Below is some material; set it all down exactly, apart from the pictures.

-------- Given information --------

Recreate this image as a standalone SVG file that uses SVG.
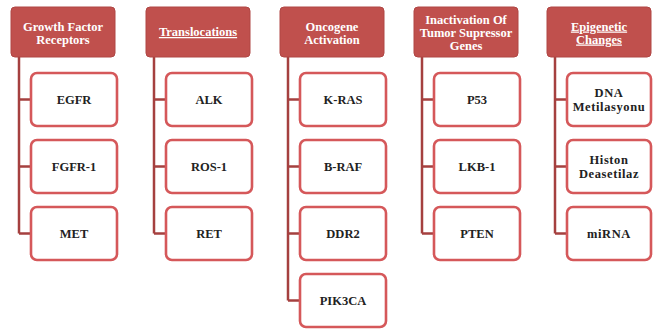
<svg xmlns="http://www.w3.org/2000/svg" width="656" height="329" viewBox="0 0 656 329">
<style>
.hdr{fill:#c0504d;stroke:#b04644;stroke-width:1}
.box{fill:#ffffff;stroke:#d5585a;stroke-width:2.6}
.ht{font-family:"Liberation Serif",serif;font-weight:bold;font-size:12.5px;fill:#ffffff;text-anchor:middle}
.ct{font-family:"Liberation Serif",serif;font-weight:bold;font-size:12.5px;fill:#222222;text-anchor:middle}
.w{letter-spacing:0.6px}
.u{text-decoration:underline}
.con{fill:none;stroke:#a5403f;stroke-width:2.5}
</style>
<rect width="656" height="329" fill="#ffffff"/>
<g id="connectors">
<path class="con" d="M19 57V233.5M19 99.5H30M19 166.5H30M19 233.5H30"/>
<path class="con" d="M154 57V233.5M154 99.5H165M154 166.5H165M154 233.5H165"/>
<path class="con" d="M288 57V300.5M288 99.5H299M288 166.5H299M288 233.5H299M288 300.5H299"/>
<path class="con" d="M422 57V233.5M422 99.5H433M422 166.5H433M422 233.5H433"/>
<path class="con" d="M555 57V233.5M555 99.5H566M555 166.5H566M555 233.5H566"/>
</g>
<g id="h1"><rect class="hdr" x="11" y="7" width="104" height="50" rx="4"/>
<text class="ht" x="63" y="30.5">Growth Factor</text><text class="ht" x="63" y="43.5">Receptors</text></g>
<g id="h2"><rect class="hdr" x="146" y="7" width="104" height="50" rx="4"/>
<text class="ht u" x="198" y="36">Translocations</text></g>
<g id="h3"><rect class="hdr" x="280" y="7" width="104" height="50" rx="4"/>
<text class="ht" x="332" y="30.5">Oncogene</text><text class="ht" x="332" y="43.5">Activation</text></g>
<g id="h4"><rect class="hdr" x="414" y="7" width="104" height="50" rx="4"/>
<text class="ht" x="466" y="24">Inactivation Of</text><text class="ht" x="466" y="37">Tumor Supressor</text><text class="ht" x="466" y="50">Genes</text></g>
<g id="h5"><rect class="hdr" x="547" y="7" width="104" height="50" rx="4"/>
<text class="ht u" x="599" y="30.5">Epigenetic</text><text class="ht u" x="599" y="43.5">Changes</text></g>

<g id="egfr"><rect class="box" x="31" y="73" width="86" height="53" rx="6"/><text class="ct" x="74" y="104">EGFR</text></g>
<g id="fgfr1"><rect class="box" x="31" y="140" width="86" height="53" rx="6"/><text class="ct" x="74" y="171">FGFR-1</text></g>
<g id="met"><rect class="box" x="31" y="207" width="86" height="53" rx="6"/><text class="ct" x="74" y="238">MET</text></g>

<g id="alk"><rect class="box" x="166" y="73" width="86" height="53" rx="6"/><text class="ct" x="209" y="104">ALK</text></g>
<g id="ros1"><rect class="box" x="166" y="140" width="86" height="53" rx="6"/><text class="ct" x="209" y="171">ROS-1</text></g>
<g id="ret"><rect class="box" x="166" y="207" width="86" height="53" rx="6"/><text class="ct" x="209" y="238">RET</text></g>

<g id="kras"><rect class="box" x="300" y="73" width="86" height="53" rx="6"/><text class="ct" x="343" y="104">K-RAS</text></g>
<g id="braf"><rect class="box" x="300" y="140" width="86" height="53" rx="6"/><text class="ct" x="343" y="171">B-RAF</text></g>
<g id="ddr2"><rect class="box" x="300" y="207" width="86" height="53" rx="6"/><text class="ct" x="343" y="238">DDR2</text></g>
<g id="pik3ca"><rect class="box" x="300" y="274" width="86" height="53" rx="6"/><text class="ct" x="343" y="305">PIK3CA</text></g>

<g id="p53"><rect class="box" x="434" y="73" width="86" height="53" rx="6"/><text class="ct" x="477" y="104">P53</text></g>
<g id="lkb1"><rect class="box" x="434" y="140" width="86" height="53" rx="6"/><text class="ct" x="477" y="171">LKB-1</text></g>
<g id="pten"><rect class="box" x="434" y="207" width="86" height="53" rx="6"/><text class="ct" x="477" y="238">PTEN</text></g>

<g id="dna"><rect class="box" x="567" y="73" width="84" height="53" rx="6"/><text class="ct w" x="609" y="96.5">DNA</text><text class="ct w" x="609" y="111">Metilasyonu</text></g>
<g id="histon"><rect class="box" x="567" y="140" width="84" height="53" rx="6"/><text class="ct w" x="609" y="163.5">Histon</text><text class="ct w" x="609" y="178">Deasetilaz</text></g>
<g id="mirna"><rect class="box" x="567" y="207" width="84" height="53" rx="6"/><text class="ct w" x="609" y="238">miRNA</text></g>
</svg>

--------

Task answer:
Recreate this image as a standalone SVG file that uses SVG.
<svg xmlns="http://www.w3.org/2000/svg" width="656" height="329" viewBox="0 0 656 329">
<style>
.hdr{fill:#c0504d;stroke:#b04644;stroke-width:1}
.box{fill:#ffffff;stroke:#d5585a;stroke-width:2.6}
.ht{font-family:"Liberation Serif",serif;font-weight:bold;font-size:12.5px;fill:#ffffff;text-anchor:middle}
.ct{font-family:"Liberation Serif",serif;font-weight:bold;font-size:12.5px;fill:#222222;text-anchor:middle}
.w{letter-spacing:0.6px}
.u{text-decoration:underline}
.con{fill:none;stroke:#a5403f;stroke-width:2.5}
</style>
<rect width="656" height="329" fill="#ffffff"/>
<g id="connectors">
<path class="con" d="M19 57V233.5M19 99.5H30M19 166.5H30M19 233.5H30"/>
<path class="con" d="M154 57V233.5M154 99.5H165M154 166.5H165M154 233.5H165"/>
<path class="con" d="M288 57V300.5M288 99.5H299M288 166.5H299M288 233.5H299M288 300.5H299"/>
<path class="con" d="M422 57V233.5M422 99.5H433M422 166.5H433M422 233.5H433"/>
<path class="con" d="M555 57V233.5M555 99.5H566M555 166.5H566M555 233.5H566"/>
</g>
<g id="h1"><rect class="hdr" x="11" y="7" width="104" height="50" rx="4"/>
<text class="ht" x="63" y="30.5">Growth Factor</text><text class="ht" x="63" y="43.5">Receptors</text></g>
<g id="h2"><rect class="hdr" x="146" y="7" width="104" height="50" rx="4"/>
<text class="ht u" x="198" y="36">Translocations</text></g>
<g id="h3"><rect class="hdr" x="280" y="7" width="104" height="50" rx="4"/>
<text class="ht" x="332" y="30.5">Oncogene</text><text class="ht" x="332" y="43.5">Activation</text></g>
<g id="h4"><rect class="hdr" x="414" y="7" width="104" height="50" rx="4"/>
<text class="ht" x="466" y="24">Inactivation Of</text><text class="ht" x="466" y="37">Tumor Supressor</text><text class="ht" x="466" y="50">Genes</text></g>
<g id="h5"><rect class="hdr" x="547" y="7" width="104" height="50" rx="4"/>
<text class="ht u" x="599" y="30.5">Epigenetic</text><text class="ht u" x="599" y="43.5">Changes</text></g>

<g id="egfr"><rect class="box" x="31" y="73" width="86" height="53" rx="6"/><text class="ct" x="74" y="104">EGFR</text></g>
<g id="fgfr1"><rect class="box" x="31" y="140" width="86" height="53" rx="6"/><text class="ct" x="74" y="171">FGFR-1</text></g>
<g id="met"><rect class="box" x="31" y="207" width="86" height="53" rx="6"/><text class="ct" x="74" y="238">MET</text></g>

<g id="alk"><rect class="box" x="166" y="73" width="86" height="53" rx="6"/><text class="ct" x="209" y="104">ALK</text></g>
<g id="ros1"><rect class="box" x="166" y="140" width="86" height="53" rx="6"/><text class="ct" x="209" y="171">ROS-1</text></g>
<g id="ret"><rect class="box" x="166" y="207" width="86" height="53" rx="6"/><text class="ct" x="209" y="238">RET</text></g>

<g id="kras"><rect class="box" x="300" y="73" width="86" height="53" rx="6"/><text class="ct" x="343" y="104">K-RAS</text></g>
<g id="braf"><rect class="box" x="300" y="140" width="86" height="53" rx="6"/><text class="ct" x="343" y="171">B-RAF</text></g>
<g id="ddr2"><rect class="box" x="300" y="207" width="86" height="53" rx="6"/><text class="ct" x="343" y="238">DDR2</text></g>
<g id="pik3ca"><rect class="box" x="300" y="274" width="86" height="53" rx="6"/><text class="ct" x="343" y="305">PIK3CA</text></g>

<g id="p53"><rect class="box" x="434" y="73" width="86" height="53" rx="6"/><text class="ct" x="477" y="104">P53</text></g>
<g id="lkb1"><rect class="box" x="434" y="140" width="86" height="53" rx="6"/><text class="ct" x="477" y="171">LKB-1</text></g>
<g id="pten"><rect class="box" x="434" y="207" width="86" height="53" rx="6"/><text class="ct" x="477" y="238">PTEN</text></g>

<g id="dna"><rect class="box" x="567" y="73" width="84" height="53" rx="6"/><text class="ct w" x="609" y="96.5">DNA</text><text class="ct w" x="609" y="111">Metilasyonu</text></g>
<g id="histon"><rect class="box" x="567" y="140" width="84" height="53" rx="6"/><text class="ct w" x="609" y="163.5">Histon</text><text class="ct w" x="609" y="178">Deasetilaz</text></g>
<g id="mirna"><rect class="box" x="567" y="207" width="84" height="53" rx="6"/><text class="ct w" x="609" y="238">miRNA</text></g>
</svg>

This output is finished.